Visual recognition is a remarkable task performed by the human brain. Computational methods trained to emulate this capability rely on observing millions of examples of visual input paired with human annotations. These computational methods have made great progress and are being increasingly adopted in many user-facing applications such as image search, automated image tagging, semi-autonomous navigation systems, smart virtual assistants, etc. However, the underlying visual recognition models in these systems often produce errors by associating sensitive variables of societal significance with their predictions. The goal of this project is to measure and mitigate such errors in a systematic fashion. For example, if a method is able to recognize images of scenes such as 'classroom', the goal of this project is to ensure that such predictions are obtained based on cues such as the presence of a whiteboard, chairs, desks, and other elements typically needed for a space to function as a classroom and not based on incidental elements such as the characteristics or attributes of people present in the classroom. To this end, this project aims to make it easier to determine to what extent methods for computational visual recognition rely on spurious associations with incidental elements.

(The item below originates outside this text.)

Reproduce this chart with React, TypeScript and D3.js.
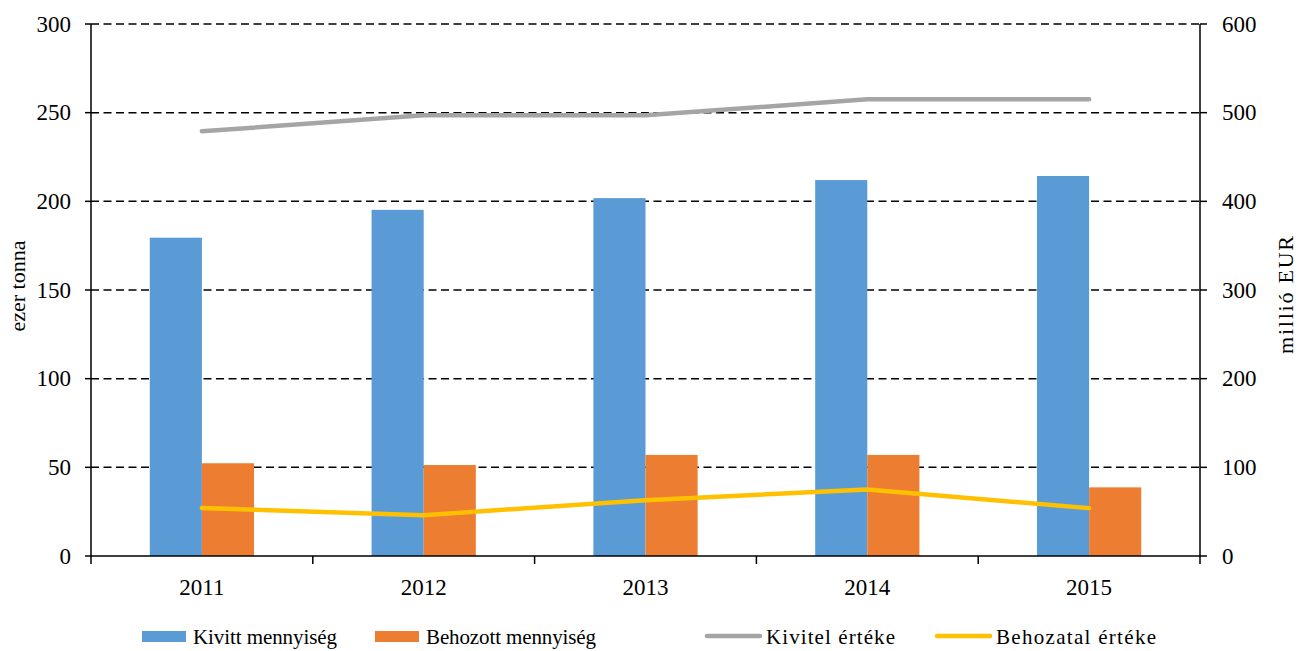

This project will provide a study of societal biases present in current methods and models for computational visual recognition that are widely used as a source of generic visual representations. The developed methods will be based on solid foundations drawn from both the machine learning, computer vision, and software testing communities. The project introduces association tests to probe models trained under a variety of conditions to systematically disentangle the biases introduced during generic visual representation learning. The project will be 1) developing a general assessment methodology to measure various types of biases in generic visual representation learning, 2) proposing methods to diminish the impact of these biases in existing generic visual representation extraction models, and 3) measuring the impact of these biases on some key downstream tasks. These three research aims will be complemented by a comprehensive evaluation plan and broadening participation activities. This research effort will bring novel insights into the sources of biases in the predictions of computer vision models and methodologies to make informed decisions about the risks in the deployment of such models.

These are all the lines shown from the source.